→ **Records for this exercise**:

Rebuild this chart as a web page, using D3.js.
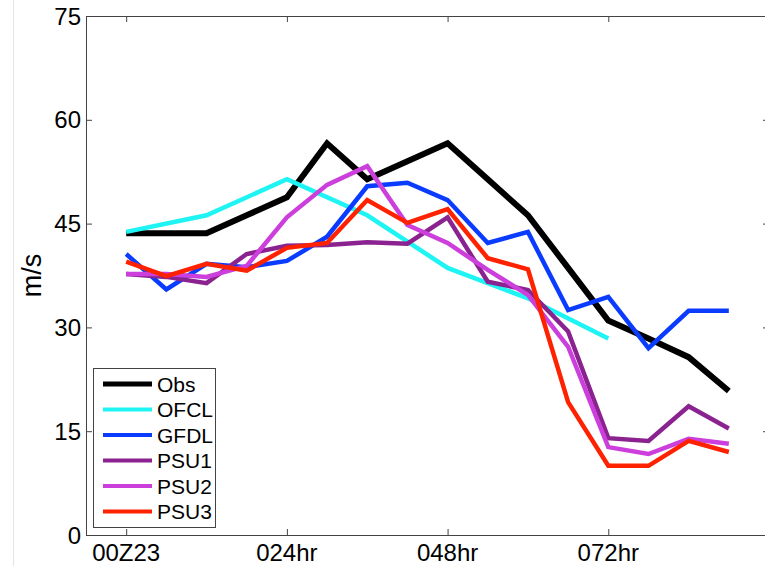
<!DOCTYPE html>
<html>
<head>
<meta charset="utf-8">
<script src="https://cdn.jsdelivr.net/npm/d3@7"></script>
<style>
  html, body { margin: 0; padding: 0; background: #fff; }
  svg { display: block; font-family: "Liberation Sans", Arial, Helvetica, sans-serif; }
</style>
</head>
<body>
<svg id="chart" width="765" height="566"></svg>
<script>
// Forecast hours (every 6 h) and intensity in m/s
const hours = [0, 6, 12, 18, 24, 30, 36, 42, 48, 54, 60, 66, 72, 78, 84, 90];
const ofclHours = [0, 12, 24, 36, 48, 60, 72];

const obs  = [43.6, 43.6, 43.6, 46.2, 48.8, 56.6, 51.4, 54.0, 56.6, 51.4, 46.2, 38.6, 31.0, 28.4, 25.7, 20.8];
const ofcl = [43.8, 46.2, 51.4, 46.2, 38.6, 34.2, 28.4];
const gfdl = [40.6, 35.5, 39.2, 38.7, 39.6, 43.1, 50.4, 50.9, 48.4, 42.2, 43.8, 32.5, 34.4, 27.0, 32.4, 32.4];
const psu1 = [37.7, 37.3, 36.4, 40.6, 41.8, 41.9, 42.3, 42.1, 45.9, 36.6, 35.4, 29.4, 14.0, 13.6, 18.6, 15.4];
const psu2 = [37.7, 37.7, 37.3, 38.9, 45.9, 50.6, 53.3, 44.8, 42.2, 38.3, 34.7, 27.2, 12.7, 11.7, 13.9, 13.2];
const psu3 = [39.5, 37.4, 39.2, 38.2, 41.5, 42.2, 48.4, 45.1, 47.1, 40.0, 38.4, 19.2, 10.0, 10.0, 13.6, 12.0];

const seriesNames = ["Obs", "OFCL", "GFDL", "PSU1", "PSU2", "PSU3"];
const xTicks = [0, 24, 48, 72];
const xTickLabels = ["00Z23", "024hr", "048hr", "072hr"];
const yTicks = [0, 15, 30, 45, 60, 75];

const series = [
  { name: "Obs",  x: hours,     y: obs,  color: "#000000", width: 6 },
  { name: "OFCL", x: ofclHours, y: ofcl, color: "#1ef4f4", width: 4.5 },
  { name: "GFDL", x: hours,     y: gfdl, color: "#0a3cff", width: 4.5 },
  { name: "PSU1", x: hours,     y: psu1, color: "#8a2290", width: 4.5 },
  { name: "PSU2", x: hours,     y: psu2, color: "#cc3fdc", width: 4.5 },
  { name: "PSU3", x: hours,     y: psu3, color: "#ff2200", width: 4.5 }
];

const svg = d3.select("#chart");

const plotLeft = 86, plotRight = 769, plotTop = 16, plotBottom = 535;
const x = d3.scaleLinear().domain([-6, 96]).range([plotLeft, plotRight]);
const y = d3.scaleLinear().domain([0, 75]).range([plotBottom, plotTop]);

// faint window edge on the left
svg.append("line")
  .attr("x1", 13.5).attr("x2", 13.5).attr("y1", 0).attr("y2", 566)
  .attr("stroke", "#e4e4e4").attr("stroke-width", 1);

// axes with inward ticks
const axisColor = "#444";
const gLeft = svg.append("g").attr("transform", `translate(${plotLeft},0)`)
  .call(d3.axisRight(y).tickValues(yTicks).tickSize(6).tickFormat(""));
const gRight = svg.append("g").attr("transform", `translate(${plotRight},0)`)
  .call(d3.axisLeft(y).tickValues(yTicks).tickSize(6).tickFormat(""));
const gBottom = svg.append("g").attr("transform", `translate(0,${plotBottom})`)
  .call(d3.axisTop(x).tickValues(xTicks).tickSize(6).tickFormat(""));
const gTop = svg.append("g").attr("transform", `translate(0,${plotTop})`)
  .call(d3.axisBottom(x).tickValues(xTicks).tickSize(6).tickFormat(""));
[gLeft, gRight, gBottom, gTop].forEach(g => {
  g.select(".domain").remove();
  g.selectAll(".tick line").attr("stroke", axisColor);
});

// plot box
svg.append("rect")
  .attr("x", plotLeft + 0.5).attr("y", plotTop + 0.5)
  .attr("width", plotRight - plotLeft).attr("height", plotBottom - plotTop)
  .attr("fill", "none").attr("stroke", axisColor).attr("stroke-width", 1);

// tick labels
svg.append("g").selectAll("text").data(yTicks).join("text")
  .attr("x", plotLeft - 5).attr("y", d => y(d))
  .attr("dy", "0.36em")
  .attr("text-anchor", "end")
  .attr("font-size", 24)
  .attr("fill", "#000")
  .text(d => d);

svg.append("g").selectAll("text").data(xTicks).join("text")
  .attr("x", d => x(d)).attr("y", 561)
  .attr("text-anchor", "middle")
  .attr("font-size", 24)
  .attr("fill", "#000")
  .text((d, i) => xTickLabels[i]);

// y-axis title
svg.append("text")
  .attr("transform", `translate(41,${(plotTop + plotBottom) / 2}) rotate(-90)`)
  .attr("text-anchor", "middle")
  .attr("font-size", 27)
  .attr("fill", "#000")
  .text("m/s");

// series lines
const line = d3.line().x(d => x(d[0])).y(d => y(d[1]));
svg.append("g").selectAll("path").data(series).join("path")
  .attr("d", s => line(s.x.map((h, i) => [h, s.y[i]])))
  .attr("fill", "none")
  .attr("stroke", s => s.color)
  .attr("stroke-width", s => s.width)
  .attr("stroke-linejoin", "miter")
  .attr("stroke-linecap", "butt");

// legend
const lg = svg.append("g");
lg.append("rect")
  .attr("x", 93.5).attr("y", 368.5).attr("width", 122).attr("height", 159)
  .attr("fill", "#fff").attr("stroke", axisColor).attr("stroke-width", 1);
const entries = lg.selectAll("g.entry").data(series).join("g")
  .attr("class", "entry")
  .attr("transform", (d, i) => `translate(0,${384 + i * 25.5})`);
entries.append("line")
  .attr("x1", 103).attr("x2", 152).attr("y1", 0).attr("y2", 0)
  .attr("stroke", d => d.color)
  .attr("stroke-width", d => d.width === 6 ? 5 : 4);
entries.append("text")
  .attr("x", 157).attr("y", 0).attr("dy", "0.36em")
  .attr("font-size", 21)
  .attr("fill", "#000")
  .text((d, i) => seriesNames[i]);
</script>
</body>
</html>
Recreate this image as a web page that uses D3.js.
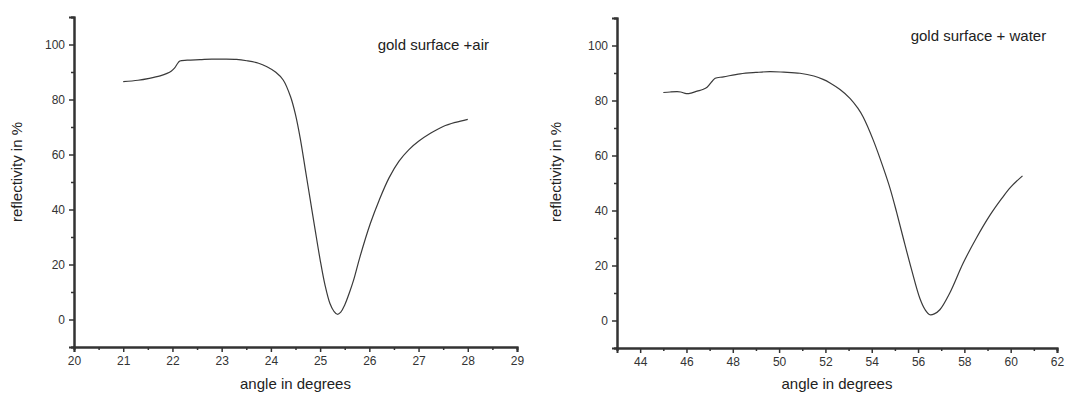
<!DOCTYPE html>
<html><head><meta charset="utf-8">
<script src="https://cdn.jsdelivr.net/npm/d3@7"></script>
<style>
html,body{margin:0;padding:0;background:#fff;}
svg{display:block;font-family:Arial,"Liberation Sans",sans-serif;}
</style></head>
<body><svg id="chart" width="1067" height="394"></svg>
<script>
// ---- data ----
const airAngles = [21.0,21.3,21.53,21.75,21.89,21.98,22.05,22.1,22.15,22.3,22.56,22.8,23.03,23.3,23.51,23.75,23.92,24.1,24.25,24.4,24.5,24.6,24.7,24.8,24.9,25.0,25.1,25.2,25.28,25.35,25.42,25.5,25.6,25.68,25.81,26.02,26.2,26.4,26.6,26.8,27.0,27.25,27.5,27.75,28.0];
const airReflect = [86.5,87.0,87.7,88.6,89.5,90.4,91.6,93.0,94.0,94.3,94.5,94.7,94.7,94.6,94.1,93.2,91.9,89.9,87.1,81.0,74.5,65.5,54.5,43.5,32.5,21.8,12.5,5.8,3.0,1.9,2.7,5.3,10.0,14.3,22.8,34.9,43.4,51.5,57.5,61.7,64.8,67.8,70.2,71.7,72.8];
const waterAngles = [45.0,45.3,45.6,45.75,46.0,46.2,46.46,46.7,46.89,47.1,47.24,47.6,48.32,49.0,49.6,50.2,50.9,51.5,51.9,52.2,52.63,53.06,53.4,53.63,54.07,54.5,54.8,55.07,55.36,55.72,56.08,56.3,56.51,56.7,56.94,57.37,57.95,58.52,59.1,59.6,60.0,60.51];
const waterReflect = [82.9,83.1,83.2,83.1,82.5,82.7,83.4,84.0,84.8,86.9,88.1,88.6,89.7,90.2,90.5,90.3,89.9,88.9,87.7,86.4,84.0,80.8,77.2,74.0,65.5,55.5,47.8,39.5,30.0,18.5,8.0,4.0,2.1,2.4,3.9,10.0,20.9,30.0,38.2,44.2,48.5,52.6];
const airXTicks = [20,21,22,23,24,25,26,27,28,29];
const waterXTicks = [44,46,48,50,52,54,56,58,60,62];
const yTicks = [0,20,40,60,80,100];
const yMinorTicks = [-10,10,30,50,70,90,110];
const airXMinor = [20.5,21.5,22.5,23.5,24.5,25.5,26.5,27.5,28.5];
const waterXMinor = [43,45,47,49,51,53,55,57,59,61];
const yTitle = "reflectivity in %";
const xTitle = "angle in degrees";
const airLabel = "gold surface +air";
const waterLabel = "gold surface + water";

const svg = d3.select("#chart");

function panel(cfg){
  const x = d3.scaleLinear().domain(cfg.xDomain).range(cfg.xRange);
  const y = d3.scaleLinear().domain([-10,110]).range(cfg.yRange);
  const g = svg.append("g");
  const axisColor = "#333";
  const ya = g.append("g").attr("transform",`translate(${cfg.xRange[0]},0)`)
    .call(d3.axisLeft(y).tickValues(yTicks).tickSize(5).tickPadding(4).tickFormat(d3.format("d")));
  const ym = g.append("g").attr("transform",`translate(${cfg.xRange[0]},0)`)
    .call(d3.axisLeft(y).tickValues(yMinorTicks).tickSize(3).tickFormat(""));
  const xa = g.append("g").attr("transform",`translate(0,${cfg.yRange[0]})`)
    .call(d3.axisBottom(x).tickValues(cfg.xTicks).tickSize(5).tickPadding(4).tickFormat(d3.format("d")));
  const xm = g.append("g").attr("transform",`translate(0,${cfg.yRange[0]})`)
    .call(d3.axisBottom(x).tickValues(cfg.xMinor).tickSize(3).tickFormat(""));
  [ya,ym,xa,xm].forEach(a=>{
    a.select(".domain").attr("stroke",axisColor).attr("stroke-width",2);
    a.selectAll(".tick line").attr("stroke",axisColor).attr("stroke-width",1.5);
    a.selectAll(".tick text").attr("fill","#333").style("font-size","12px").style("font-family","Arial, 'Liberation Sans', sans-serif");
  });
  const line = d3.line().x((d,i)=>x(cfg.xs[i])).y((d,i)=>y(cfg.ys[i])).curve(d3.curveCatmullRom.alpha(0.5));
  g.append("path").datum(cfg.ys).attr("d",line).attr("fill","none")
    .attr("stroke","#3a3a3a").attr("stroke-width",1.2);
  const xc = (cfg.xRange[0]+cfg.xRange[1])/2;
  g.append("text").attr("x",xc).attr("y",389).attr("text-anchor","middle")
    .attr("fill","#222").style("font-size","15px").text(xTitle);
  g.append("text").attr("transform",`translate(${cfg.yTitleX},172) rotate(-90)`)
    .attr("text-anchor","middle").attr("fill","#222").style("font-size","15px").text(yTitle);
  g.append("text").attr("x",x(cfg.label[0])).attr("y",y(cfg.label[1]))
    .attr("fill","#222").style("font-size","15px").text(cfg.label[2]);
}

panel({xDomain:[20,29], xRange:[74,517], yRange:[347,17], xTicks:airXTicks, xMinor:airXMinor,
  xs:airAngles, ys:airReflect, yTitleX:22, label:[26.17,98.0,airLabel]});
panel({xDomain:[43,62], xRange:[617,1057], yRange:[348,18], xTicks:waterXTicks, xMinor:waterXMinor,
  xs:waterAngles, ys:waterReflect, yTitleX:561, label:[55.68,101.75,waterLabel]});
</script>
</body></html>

→ **Short problem**:
Give again, word for word, every line from the top of the data through the line with "const ofclHours = [0, 12, 24, 36, 48, 60, 72];", both ends included, and exclude the pictures.

→ **Exercise result**:
Rebuild this chart as a web page, using D3.js.
<!DOCTYPE html>
<html>
<head>
<meta charset="utf-8">
<script src="https://cdn.jsdelivr.net/npm/d3@7"></script>
<style>
  html, body { margin: 0; padding: 0; background: #fff; }
  svg { display: block; font-family: "Liberation Sans", Arial, Helvetica, sans-serif; }
</style>
</head>
<body>
<svg id="chart" width="765" height="566"></svg>
<script>
// Forecast hours (every 6 h) and intensity in m/s
const hours = [0, 6, 12, 18, 24, 30, 36, 42, 48, 54, 60, 66, 72, 78, 84, 90];
const ofclHours = [0, 12, 24, 36, 48, 60, 72];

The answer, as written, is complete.